Required work
Skip the pictures and extract all of the lines exactly as written.

Provided material
-=-=-=-=-
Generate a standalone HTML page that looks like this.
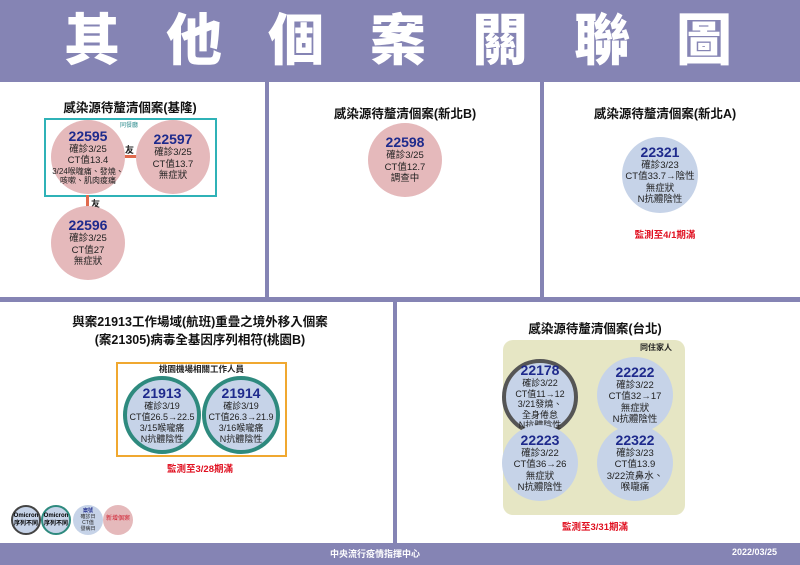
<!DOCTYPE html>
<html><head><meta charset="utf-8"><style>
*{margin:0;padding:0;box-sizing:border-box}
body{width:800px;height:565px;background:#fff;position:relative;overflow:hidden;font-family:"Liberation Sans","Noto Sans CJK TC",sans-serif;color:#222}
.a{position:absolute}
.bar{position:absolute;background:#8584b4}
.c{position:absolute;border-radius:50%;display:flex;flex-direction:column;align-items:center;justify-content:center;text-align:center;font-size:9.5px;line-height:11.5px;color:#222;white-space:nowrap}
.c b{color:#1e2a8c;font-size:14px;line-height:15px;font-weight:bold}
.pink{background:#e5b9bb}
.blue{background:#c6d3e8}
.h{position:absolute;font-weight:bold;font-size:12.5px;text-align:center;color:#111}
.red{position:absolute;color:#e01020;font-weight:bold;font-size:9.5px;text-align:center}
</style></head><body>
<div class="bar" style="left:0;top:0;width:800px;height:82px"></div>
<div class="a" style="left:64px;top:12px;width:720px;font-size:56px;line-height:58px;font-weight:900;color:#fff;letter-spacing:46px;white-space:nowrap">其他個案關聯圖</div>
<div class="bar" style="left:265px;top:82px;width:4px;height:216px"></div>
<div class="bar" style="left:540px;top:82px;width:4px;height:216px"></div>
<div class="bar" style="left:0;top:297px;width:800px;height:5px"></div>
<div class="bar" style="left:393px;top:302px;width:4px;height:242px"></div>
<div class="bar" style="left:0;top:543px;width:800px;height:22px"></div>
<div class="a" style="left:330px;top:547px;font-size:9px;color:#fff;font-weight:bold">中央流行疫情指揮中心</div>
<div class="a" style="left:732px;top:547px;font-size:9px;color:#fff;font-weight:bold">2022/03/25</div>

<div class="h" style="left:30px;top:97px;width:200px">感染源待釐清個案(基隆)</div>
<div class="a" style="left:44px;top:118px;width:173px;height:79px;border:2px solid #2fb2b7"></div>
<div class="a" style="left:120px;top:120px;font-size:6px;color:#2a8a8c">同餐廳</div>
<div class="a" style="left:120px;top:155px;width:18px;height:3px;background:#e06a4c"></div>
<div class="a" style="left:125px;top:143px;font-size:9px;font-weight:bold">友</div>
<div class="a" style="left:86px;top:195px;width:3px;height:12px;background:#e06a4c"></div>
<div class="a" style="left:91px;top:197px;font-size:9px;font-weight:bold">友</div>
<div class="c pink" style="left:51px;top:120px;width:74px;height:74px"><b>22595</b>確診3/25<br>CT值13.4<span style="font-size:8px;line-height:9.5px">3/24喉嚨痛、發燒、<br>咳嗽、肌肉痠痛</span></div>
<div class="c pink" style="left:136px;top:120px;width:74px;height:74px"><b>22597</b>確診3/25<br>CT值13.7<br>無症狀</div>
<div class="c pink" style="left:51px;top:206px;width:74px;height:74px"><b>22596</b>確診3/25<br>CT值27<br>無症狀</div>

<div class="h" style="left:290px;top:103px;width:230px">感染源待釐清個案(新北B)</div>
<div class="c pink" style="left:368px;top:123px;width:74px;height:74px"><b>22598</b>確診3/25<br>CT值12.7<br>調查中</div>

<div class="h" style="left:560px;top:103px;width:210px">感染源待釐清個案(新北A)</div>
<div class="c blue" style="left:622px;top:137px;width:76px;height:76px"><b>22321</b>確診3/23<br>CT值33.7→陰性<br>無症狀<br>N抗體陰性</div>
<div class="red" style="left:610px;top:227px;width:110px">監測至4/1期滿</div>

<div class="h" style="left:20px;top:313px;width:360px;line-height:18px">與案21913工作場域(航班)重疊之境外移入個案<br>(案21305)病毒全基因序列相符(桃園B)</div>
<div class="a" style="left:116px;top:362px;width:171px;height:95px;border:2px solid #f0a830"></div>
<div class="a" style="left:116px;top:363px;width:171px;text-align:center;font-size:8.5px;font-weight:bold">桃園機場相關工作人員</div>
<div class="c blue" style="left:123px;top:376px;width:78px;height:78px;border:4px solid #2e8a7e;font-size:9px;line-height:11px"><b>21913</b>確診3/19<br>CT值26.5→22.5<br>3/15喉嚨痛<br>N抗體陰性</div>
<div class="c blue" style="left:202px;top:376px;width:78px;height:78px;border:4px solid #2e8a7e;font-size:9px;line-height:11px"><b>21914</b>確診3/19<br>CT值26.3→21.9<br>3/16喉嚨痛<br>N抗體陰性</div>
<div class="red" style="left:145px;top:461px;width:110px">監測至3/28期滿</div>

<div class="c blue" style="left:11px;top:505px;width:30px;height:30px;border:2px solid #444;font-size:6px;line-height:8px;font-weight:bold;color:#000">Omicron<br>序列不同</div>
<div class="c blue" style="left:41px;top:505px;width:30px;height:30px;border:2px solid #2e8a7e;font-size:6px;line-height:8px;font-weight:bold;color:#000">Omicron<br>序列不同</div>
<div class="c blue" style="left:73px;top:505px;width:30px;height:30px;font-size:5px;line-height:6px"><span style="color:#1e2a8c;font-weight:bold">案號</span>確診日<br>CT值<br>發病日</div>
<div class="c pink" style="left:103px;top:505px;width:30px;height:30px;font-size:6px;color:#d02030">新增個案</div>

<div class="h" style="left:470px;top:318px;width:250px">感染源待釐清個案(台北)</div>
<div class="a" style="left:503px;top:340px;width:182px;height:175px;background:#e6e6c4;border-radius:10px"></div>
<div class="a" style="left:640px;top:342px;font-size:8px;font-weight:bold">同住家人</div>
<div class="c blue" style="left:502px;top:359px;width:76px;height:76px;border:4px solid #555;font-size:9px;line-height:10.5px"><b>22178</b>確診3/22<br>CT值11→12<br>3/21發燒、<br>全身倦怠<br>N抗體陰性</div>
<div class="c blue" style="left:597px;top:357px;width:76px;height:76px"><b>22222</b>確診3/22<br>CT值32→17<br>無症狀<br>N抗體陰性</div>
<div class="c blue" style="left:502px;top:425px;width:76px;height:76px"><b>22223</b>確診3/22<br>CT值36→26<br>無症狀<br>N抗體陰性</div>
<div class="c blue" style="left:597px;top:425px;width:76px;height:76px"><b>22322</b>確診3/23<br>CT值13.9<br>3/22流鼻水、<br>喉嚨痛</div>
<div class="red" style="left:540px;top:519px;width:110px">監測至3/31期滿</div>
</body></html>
-=-=-=-=-
Solution to the exercise
Generate a standalone HTML page that looks like this.
<!DOCTYPE html>
<html><head><meta charset="utf-8"><style>
*{margin:0;padding:0;box-sizing:border-box}
body{width:800px;height:565px;background:#fff;position:relative;overflow:hidden;font-family:"Liberation Sans","Noto Sans CJK TC",sans-serif;color:#222}
.a{position:absolute}
.bar{position:absolute;background:#8584b4}
.c{position:absolute;border-radius:50%;display:flex;flex-direction:column;align-items:center;justify-content:center;text-align:center;font-size:9.5px;line-height:11.5px;color:#222;white-space:nowrap}
.c b{color:#1e2a8c;font-size:14px;line-height:15px;font-weight:bold}
.pink{background:#e5b9bb}
.blue{background:#c6d3e8}
.h{position:absolute;font-weight:bold;font-size:12.5px;text-align:center;color:#111}
.red{position:absolute;color:#e01020;font-weight:bold;font-size:9.5px;text-align:center}
</style></head><body>
<div class="bar" style="left:0;top:0;width:800px;height:82px"></div>
<div class="a" style="left:64px;top:12px;width:720px;font-size:56px;line-height:58px;font-weight:900;color:#fff;letter-spacing:46px;white-space:nowrap">其他個案關聯圖</div>
<div class="bar" style="left:265px;top:82px;width:4px;height:216px"></div>
<div class="bar" style="left:540px;top:82px;width:4px;height:216px"></div>
<div class="bar" style="left:0;top:297px;width:800px;height:5px"></div>
<div class="bar" style="left:393px;top:302px;width:4px;height:242px"></div>
<div class="bar" style="left:0;top:543px;width:800px;height:22px"></div>
<div class="a" style="left:330px;top:547px;font-size:9px;color:#fff;font-weight:bold">中央流行疫情指揮中心</div>
<div class="a" style="left:732px;top:547px;font-size:9px;color:#fff;font-weight:bold">2022/03/25</div>

<div class="h" style="left:30px;top:97px;width:200px">感染源待釐清個案(基隆)</div>
<div class="a" style="left:44px;top:118px;width:173px;height:79px;border:2px solid #2fb2b7"></div>
<div class="a" style="left:120px;top:120px;font-size:6px;color:#2a8a8c">同餐廳</div>
<div class="a" style="left:120px;top:155px;width:18px;height:3px;background:#e06a4c"></div>
<div class="a" style="left:125px;top:143px;font-size:9px;font-weight:bold">友</div>
<div class="a" style="left:86px;top:195px;width:3px;height:12px;background:#e06a4c"></div>
<div class="a" style="left:91px;top:197px;font-size:9px;font-weight:bold">友</div>
<div class="c pink" style="left:51px;top:120px;width:74px;height:74px"><b>22595</b>確診3/25<br>CT值13.4<span style="font-size:8px;line-height:9.5px">3/24喉嚨痛、發燒、<br>咳嗽、肌肉痠痛</span></div>
<div class="c pink" style="left:136px;top:120px;width:74px;height:74px"><b>22597</b>確診3/25<br>CT值13.7<br>無症狀</div>
<div class="c pink" style="left:51px;top:206px;width:74px;height:74px"><b>22596</b>確診3/25<br>CT值27<br>無症狀</div>

<div class="h" style="left:290px;top:103px;width:230px">感染源待釐清個案(新北B)</div>
<div class="c pink" style="left:368px;top:123px;width:74px;height:74px"><b>22598</b>確診3/25<br>CT值12.7<br>調查中</div>

<div class="h" style="left:560px;top:103px;width:210px">感染源待釐清個案(新北A)</div>
<div class="c blue" style="left:622px;top:137px;width:76px;height:76px"><b>22321</b>確診3/23<br>CT值33.7→陰性<br>無症狀<br>N抗體陰性</div>
<div class="red" style="left:610px;top:227px;width:110px">監測至4/1期滿</div>

<div class="h" style="left:20px;top:313px;width:360px;line-height:18px">與案21913工作場域(航班)重疊之境外移入個案<br>(案21305)病毒全基因序列相符(桃園B)</div>
<div class="a" style="left:116px;top:362px;width:171px;height:95px;border:2px solid #f0a830"></div>
<div class="a" style="left:116px;top:363px;width:171px;text-align:center;font-size:8.5px;font-weight:bold">桃園機場相關工作人員</div>
<div class="c blue" style="left:123px;top:376px;width:78px;height:78px;border:4px solid #2e8a7e;font-size:9px;line-height:11px"><b>21913</b>確診3/19<br>CT值26.5→22.5<br>3/15喉嚨痛<br>N抗體陰性</div>
<div class="c blue" style="left:202px;top:376px;width:78px;height:78px;border:4px solid #2e8a7e;font-size:9px;line-height:11px"><b>21914</b>確診3/19<br>CT值26.3→21.9<br>3/16喉嚨痛<br>N抗體陰性</div>
<div class="red" style="left:145px;top:461px;width:110px">監測至3/28期滿</div>

<div class="c blue" style="left:11px;top:505px;width:30px;height:30px;border:2px solid #444;font-size:6px;line-height:8px;font-weight:bold;color:#000">Omicron<br>序列不同</div>
<div class="c blue" style="left:41px;top:505px;width:30px;height:30px;border:2px solid #2e8a7e;font-size:6px;line-height:8px;font-weight:bold;color:#000">Omicron<br>序列不同</div>
<div class="c blue" style="left:73px;top:505px;width:30px;height:30px;font-size:5px;line-height:6px"><span style="color:#1e2a8c;font-weight:bold">案號</span>確診日<br>CT值<br>發病日</div>
<div class="c pink" style="left:103px;top:505px;width:30px;height:30px;font-size:6px;color:#d02030">新增個案</div>

<div class="h" style="left:470px;top:318px;width:250px">感染源待釐清個案(台北)</div>
<div class="a" style="left:503px;top:340px;width:182px;height:175px;background:#e6e6c4;border-radius:10px"></div>
<div class="a" style="left:640px;top:342px;font-size:8px;font-weight:bold">同住家人</div>
<div class="c blue" style="left:502px;top:359px;width:76px;height:76px;border:4px solid #555;font-size:9px;line-height:10.5px"><b>22178</b>確診3/22<br>CT值11→12<br>3/21發燒、<br>全身倦怠<br>N抗體陰性</div>
<div class="c blue" style="left:597px;top:357px;width:76px;height:76px"><b>22222</b>確診3/22<br>CT值32→17<br>無症狀<br>N抗體陰性</div>
<div class="c blue" style="left:502px;top:425px;width:76px;height:76px"><b>22223</b>確診3/22<br>CT值36→26<br>無症狀<br>N抗體陰性</div>
<div class="c blue" style="left:597px;top:425px;width:76px;height:76px"><b>22322</b>確診3/23<br>CT值13.9<br>3/22流鼻水、<br>喉嚨痛</div>
<div class="red" style="left:540px;top:519px;width:110px">監測至3/31期滿</div>
</body></html>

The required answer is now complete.